--- START OF Task material ---

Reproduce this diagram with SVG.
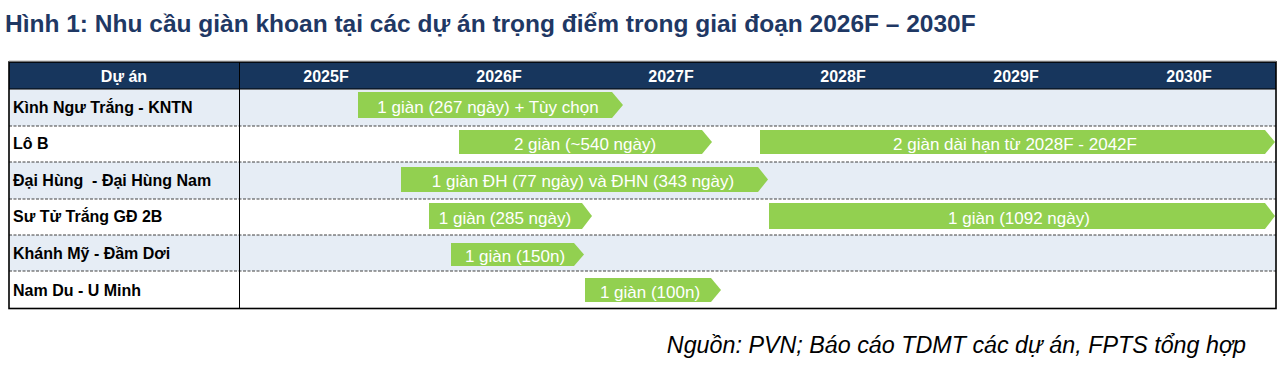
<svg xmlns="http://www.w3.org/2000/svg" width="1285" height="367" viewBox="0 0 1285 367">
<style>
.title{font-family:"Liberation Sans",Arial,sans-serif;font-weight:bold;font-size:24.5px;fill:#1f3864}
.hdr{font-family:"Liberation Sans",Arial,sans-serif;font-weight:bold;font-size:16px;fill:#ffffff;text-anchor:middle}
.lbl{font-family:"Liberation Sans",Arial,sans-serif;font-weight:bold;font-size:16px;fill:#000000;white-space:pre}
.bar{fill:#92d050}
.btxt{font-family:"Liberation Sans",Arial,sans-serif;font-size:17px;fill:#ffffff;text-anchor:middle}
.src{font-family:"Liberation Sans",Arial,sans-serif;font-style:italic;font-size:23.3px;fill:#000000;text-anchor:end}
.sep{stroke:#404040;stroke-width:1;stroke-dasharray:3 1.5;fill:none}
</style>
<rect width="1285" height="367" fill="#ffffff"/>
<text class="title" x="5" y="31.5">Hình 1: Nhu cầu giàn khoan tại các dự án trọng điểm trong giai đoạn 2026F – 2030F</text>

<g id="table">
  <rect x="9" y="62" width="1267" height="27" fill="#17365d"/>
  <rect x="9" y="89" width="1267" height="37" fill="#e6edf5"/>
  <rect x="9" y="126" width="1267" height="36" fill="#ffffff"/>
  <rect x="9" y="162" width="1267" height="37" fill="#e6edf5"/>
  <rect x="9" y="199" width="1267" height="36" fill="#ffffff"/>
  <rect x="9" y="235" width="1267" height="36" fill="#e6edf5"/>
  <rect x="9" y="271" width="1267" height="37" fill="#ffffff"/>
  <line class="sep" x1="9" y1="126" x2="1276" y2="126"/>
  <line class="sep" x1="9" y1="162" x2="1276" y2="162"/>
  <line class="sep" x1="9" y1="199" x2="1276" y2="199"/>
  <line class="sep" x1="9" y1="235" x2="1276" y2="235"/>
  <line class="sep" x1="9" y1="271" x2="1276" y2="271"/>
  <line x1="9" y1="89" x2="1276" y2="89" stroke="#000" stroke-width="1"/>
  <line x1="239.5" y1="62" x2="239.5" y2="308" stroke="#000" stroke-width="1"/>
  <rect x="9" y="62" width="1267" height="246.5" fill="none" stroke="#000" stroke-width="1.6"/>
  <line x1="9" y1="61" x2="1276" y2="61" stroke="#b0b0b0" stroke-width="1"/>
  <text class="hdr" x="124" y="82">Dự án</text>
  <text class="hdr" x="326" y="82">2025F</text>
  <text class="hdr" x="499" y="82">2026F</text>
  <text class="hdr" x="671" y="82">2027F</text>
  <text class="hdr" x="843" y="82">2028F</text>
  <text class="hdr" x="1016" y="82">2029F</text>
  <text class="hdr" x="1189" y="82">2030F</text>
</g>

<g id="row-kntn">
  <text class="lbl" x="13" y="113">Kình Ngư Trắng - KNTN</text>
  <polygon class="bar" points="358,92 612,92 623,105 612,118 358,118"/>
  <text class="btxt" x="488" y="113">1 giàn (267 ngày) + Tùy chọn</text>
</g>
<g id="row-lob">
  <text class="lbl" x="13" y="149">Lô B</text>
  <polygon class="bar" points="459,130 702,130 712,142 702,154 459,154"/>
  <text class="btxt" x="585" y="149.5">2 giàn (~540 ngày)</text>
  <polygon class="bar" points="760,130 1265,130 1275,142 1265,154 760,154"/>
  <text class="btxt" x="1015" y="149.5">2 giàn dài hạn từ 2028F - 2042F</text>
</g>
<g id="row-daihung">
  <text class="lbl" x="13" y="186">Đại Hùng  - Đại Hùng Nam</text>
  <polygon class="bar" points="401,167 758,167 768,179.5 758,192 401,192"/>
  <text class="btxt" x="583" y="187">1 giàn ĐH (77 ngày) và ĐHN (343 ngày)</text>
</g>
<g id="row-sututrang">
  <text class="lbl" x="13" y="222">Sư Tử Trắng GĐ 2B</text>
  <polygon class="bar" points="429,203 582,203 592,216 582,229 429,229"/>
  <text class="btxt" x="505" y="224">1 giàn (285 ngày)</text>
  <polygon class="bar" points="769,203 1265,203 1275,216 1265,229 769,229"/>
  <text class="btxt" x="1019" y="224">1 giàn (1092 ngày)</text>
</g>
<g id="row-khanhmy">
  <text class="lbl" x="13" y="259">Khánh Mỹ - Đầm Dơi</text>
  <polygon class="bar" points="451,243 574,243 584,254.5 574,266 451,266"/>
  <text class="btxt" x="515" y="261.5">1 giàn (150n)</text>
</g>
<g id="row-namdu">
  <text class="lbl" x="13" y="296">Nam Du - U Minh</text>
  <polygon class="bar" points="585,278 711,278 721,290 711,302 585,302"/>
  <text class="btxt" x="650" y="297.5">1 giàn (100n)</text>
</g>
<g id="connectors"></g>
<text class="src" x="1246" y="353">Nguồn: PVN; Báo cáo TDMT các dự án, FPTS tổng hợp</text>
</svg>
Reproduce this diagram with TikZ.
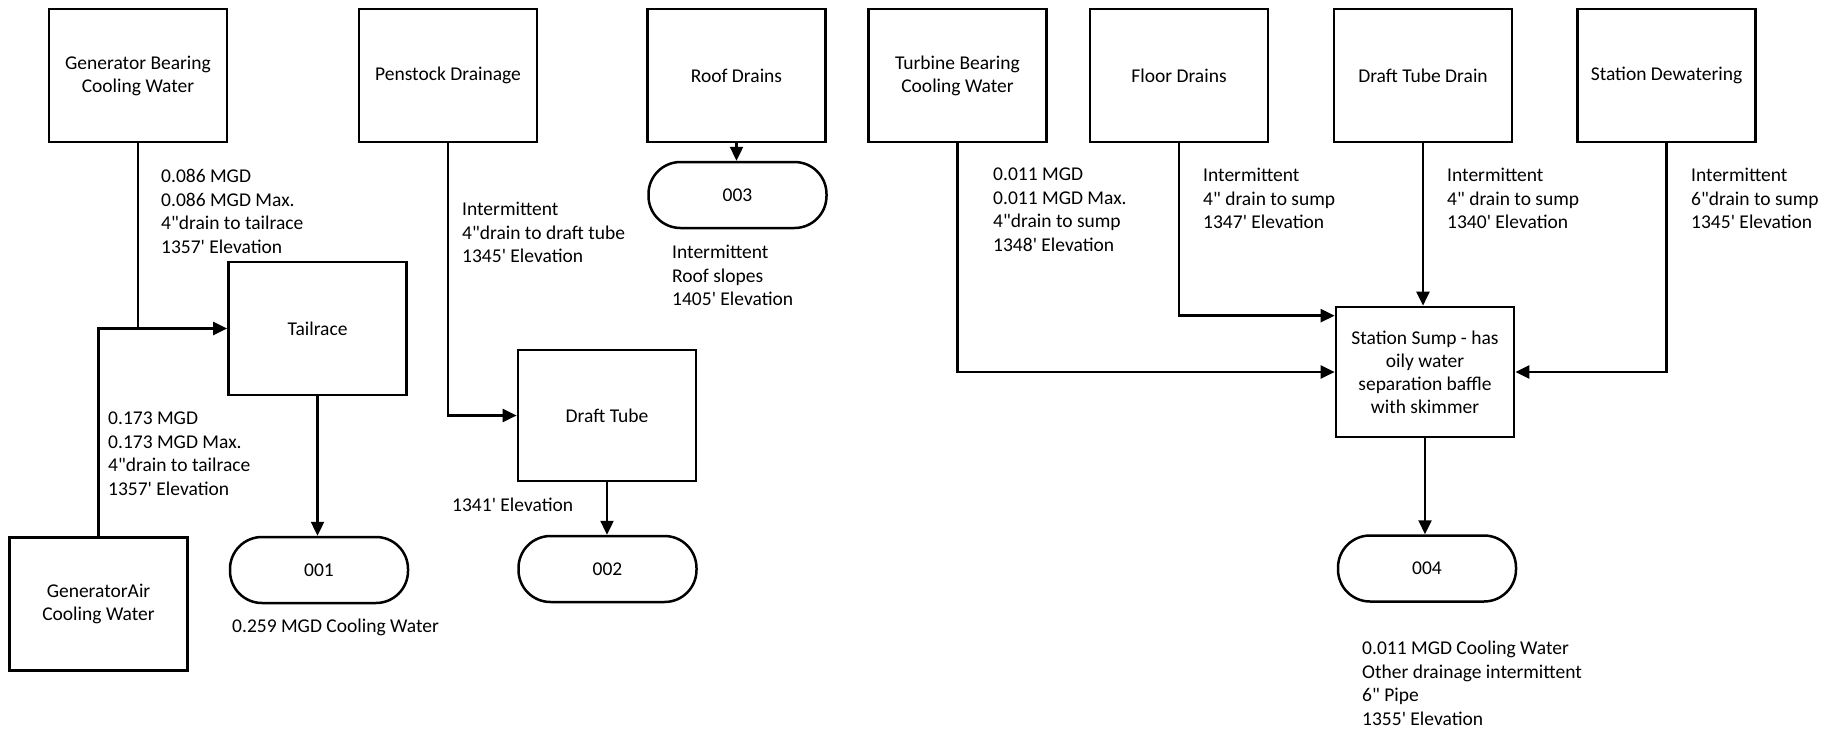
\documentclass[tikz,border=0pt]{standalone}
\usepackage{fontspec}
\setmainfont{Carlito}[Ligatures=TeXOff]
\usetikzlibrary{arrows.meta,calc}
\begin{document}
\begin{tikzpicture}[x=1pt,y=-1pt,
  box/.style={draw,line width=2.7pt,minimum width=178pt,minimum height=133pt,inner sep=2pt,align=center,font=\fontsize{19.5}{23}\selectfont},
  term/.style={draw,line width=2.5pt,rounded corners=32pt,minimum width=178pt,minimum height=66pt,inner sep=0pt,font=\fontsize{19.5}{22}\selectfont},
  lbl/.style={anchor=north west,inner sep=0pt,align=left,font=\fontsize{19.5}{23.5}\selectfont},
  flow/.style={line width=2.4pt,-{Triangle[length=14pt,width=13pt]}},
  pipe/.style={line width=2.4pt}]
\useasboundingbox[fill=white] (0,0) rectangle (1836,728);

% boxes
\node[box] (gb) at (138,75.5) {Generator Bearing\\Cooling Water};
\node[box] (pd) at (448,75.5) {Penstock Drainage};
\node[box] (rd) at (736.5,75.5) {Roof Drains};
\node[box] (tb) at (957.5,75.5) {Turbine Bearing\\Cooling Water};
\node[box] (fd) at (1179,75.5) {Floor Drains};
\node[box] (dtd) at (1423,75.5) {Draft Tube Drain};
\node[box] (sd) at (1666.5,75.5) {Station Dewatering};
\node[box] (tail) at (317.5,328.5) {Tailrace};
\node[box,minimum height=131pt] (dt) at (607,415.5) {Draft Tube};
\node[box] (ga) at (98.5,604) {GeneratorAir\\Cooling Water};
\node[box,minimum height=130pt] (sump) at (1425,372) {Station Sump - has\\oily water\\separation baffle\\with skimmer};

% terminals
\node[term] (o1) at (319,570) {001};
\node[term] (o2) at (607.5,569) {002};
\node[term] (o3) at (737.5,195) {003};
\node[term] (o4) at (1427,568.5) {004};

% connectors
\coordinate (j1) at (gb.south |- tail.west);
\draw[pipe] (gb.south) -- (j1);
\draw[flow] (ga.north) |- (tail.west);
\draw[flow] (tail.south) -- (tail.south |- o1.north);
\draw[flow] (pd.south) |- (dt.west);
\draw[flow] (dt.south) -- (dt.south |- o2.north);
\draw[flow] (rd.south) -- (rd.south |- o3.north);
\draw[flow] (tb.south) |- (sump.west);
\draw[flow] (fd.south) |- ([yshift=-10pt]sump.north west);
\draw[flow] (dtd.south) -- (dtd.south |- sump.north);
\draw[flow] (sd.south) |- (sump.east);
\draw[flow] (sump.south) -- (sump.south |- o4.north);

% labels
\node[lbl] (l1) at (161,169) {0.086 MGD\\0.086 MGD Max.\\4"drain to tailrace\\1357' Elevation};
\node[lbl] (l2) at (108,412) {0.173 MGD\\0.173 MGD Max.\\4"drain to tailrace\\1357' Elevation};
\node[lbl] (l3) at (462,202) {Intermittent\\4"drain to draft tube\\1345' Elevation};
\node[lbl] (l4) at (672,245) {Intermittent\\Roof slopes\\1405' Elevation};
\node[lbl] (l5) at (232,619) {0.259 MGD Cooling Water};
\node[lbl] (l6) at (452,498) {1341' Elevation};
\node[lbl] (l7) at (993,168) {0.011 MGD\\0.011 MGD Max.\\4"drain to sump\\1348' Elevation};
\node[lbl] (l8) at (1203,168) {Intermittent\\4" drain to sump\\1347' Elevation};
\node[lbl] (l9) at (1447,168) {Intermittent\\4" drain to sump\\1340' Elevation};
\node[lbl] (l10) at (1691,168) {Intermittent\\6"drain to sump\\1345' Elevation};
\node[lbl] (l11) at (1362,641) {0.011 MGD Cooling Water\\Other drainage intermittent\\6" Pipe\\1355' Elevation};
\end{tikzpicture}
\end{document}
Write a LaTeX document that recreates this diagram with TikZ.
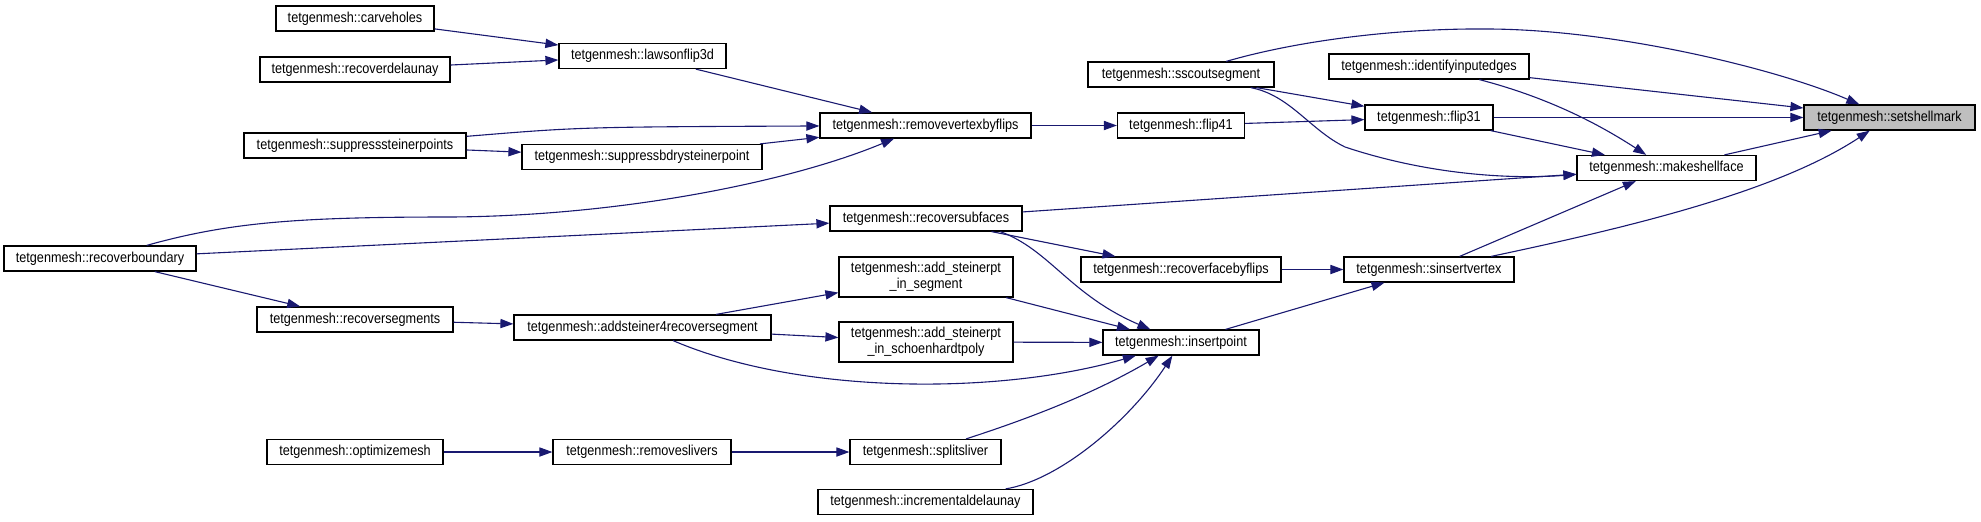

--- END OF Task material ---

> _Your instructions_
Retype the lines above exactly as they appear, from the line containing "Reproduce this diagram with TikZ." through the line containing "(o4) at (1427,568.5)", and leave out any pictures.

> _Completed task_
Reproduce this diagram with TikZ.
\documentclass[tikz,border=0pt]{standalone}
\usepackage{fontspec}
\setmainfont{Carlito}[Ligatures=TeXOff]
\usetikzlibrary{arrows.meta,calc}
\begin{document}
\begin{tikzpicture}[x=1pt,y=-1pt,
  box/.style={draw,line width=2.7pt,minimum width=178pt,minimum height=133pt,inner sep=2pt,align=center,font=\fontsize{19.5}{23}\selectfont},
  term/.style={draw,line width=2.5pt,rounded corners=32pt,minimum width=178pt,minimum height=66pt,inner sep=0pt,font=\fontsize{19.5}{22}\selectfont},
  lbl/.style={anchor=north west,inner sep=0pt,align=left,font=\fontsize{19.5}{23.5}\selectfont},
  flow/.style={line width=2.4pt,-{Triangle[length=14pt,width=13pt]}},
  pipe/.style={line width=2.4pt}]
\useasboundingbox[fill=white] (0,0) rectangle (1836,728);

% boxes
\node[box] (gb) at (138,75.5) {Generator Bearing\\Cooling Water};
\node[box] (pd) at (448,75.5) {Penstock Drainage};
\node[box] (rd) at (736.5,75.5) {Roof Drains};
\node[box] (tb) at (957.5,75.5) {Turbine Bearing\\Cooling Water};
\node[box] (fd) at (1179,75.5) {Floor Drains};
\node[box] (dtd) at (1423,75.5) {Draft Tube Drain};
\node[box] (sd) at (1666.5,75.5) {Station Dewatering};
\node[box] (tail) at (317.5,328.5) {Tailrace};
\node[box,minimum height=131pt] (dt) at (607,415.5) {Draft Tube};
\node[box] (ga) at (98.5,604) {GeneratorAir\\Cooling Water};
\node[box,minimum height=130pt] (sump) at (1425,372) {Station Sump - has\\oily water\\separation baffle\\with skimmer};

% terminals
\node[term] (o1) at (319,570) {001};
\node[term] (o2) at (607.5,569) {002};
\node[term] (o3) at (737.5,195) {003};
\node[term] (o4) at (1427,568.5) {004};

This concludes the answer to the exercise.